While they were gone my sister Karen, sixteen, was in charge. We did fine, although the house got a little untidy, as you might expect with six kids unsupervised for four days. What happened next is something none of us expected. The front door opened and my mom called out, “We’re home!” Footsteps were coming down the main hallway. Walt appeared, at least I thought it must be Walt, but he was unrecognizable. His eyes were rolling back in his head, his tongue was pressed against the backs of his teeth, curling to punctuate the snarl on his face. He began yelling obscenities and tossing things about, excoriating us for having trashed the house and shouting orders at us to clean up this and that. I was numb with terror as I attempted to comply. My mom stood there in shocked horror but said nothing. I guess the honeymoon was over.

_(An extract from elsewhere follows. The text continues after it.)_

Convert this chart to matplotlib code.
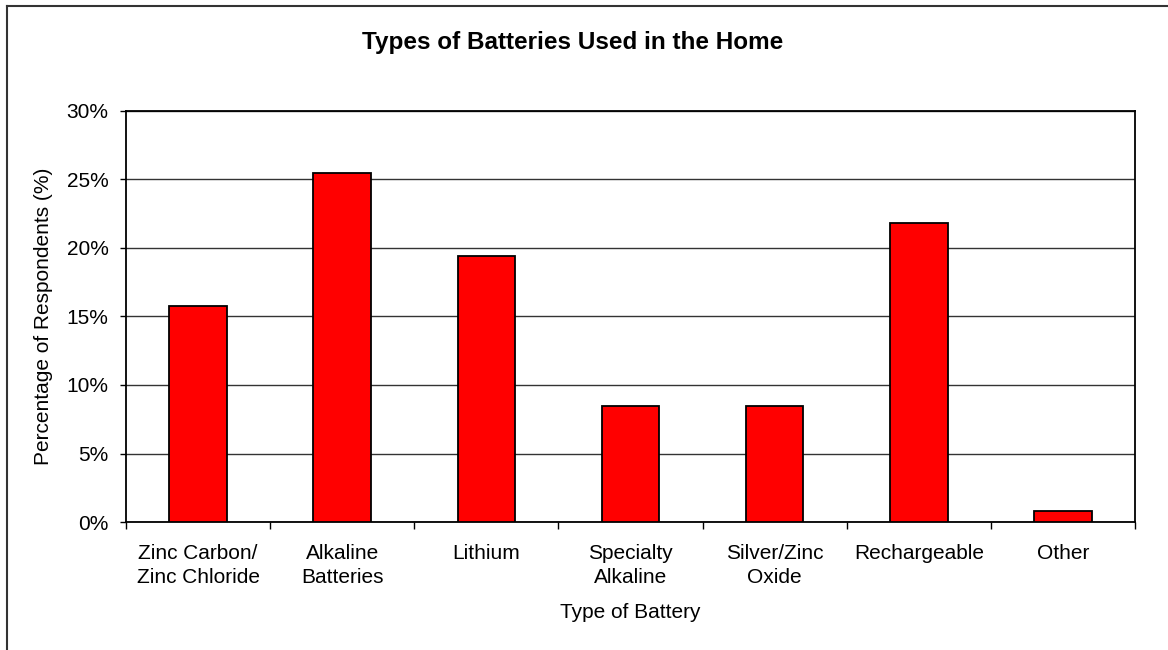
import matplotlib
matplotlib.use("Agg")
import matplotlib.pyplot as plt
from matplotlib.lines import Line2D
from matplotlib.ticker import FixedLocator, PercentFormatter

plt.rcParams['font.family'] = ['Liberation Sans', 'DejaVu Sans']

categories = ["Zinc Carbon/\nZinc Chloride", "Alkaline\nBatteries", "Lithium",
              "Specialty\nAlkaline", "Silver/Zinc\nOxide", "Rechargeable", "Other"]
values = [15.75, 25.45, 19.4, 8.5, 8.5, 21.85, 0.8]
yticks = [0, 5, 10, 15, 20, 25, 30]

W, H = 1168, 650
fig = plt.figure(figsize=(W / 100, H / 100), dpi=100)
ax = fig.add_axes([126 / W, 1 - 522 / H, (1135 - 126) / W, (522 - 111) / H])

x = list(range(len(categories)))
ax.set_axisbelow(True)
ax.yaxis.grid(True, color='#333333', linewidth=1.0)
ax.bar(x, values, width=0.40, color='#FF0000', edgecolor='black', linewidth=1.3, zorder=3)

ax.set_xlim(-0.5, len(categories) - 0.5)
ax.set_ylim(0, 30)
ax.set_yticks(yticks)
ax.yaxis.set_major_formatter(PercentFormatter(decimals=0))
ax.tick_params(axis='y', labelsize=15, length=4.5, width=1, pad=8)

ax.set_xticks(x)
ax.set_xticklabels(categories, fontsize=15, linespacing=1.3)
ax.tick_params(axis='x', which='major', length=0, pad=16)
ax.xaxis.set_minor_locator(FixedLocator([i - 0.5 for i in range(len(categories) + 1)]))
ax.tick_params(axis='x', which='minor', length=5, width=1, color='black')

for s in ax.spines.values():
    s.set_color('black')
    s.set_linewidth(1.3)

ax.set_xlabel("Type of Battery", fontsize=15, labelpad=12)
ax.set_ylabel("Percentage of Respondents (%)", fontsize=15, labelpad=10)

fig.text(573 / W, 1 - 42 / H, "Types of Batteries Used in the Home",
         fontsize=17.5, fontweight='bold', ha='center', va='center')

# outer chart frame (left and top edges visible)
fig.add_artist(Line2D([7 / W, 7 / W], [0, 1 - 6 / H], transform=fig.transFigure,
                      color='#333333', linewidth=1.5))
fig.add_artist(Line2D([7 / W, 1], [1 - 6 / H, 1 - 6 / H], transform=fig.transFigure,
                      color='#333333', linewidth=1.5))

fig.savefig("out.png", dpi=100, facecolor='white')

There will be more threads detailing the next two years, but this is how it started. Many years later I asked my little sister Jenny what she recalled of those times, and she told me, “Nothing. I just remember feeling sick to my stomach for two years.” Unfortunately, I remember far too much.
My Mom, Walt, my brother Dan to the left and Blaine to the right. I am between them in age, but am not pictured.